I suoi dipendenti hanno una grande possibilità di ricollocamento tramite le bonifiche e la reale conversione produttiva del territorio ionico, investendo sulle rinnovabili (i piani e i progetti ci sono) lasciandosi alle spalle (tutti, insieme, operai e cittadini!) il cappio secolare del siderurgico inquinante.
Sabato scorso ne abbiamo parlato durante un dibattito svolto nel circolo fotografico Il Castello, a Taranto. Titolo dell’evento: “Decarbonizzazione? L’esempio svedese… e la realtà di Taranto”. È stato confronto serrato, aperto, franco.
Nel nord della Svezia sono in corso di realizzazione due progetti che segnano un profondo cambiamento nella produzione di acciaio.
Lo scorso settembre abbiamo visitato gli stabilimenti che non prevedono l’utilizzo di fonti fossili: SSAB (progetto Hybrit) sta riconvertendo, H2 Green Steel sta costruendo ex novo.
Si tratta di una svolta che presuppone possibilità, capacità e contesto particolari. Esempi che giungono dall’Europa e che, idealmente sovrapposti sulla realtà di Taranto, imponevano una seria riflessione sulla loro eventuale e concreta fattibilità locale.
Analisi e dati alla mano ne abbiamo parlato diffusamente partendo dalla relazione dell’ingegnere ambientale Bartolomeo Lucarelli, anch’egli lo scorso settembre a confronto con i tecnici svedesi.
Ne è emersa una sintesi a tutti apparsa oggettiva, accompagnata da una serie di proposte da valutare e pianificare sul territorio ionico in termini di innovazione, diversificazione e concreta riconversione. L’impossibilità di replicare a Taranto il modello svedese di produzione di acciaio, in larga scala, utilizzando l’idrogeno, deriva dalla mancanza di fonti rinnovabili a sufficienza (aree limitate per gli impianti fotovoltaici ed eolici) fermo restando, inoltre, la disponibilità (tutta da valutare!) di acque sufficienti ad estrarre idrogeno.
Si dovrebbero avere a disposizione, ad esempio, circa 10 litri d’acqua per estrarre 1 kg di idrogeno. Inoltre, le attuali superfici disponibili consentirebbero di installare fonti rinnovabili sufficienti appena per il 5% della produzione degli impianti svedesi. Insomma, inutile girarci attorno. Ciò che si va realizzando in Svezia, a Taranto è impraticabile (alleghiamo slide esaustive ricche di analisi e dati).
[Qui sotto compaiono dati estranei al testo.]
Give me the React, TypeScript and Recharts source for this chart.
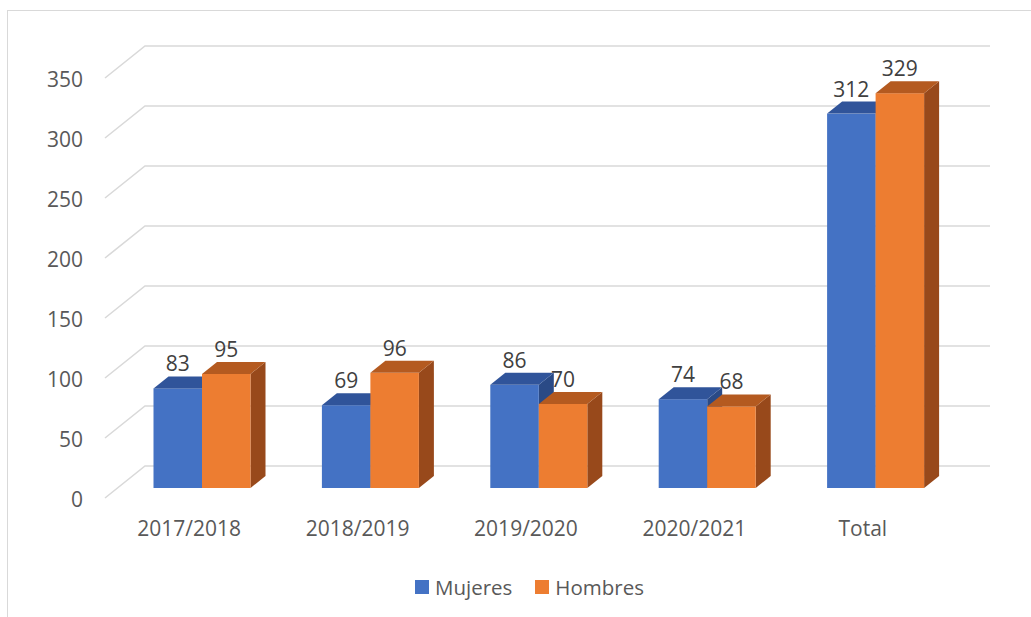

E se da un lato la chiusura dello stabilimento Ilva di Taranto resta la vera strada per la salvezza del territorio e la tutela della Salute di operai e cittadini dell’intera provincia (non solo del capoluogo), dall’altro l’esigenza di puntare su piani alternativi di riconversione – alcuni dei quali già in campo, come le proposte TRI.0 e l’Hydrogen Park – si fa pressante e interroga tutti gli attori politici e istituzionali che ad oggi si rincorrono tra slogan e flash d’agenzia fini a se stessi.
A Taranto il dramma ambientale c’era, c’è e resterà gravemente irrisolto se Amministrazioni e Governo continueranno, ognuno a proprio modo, a dare contenuto vacuo ad un progetto vano chiamato “decarbonizzazione”. Io non mollo e da ecologista verde motiverò in tutte le sedi l’esigenza di chiudere il mostro d’acciaio. Indietro non si torna! Ringrazio intanto tutti i partecipanti all’incontro di sabato scorso per il contributo e per gli spunti offerti ad una questione che certo non si esaurisce oggi. Anzi… la battaglia per liberare Taranto continua!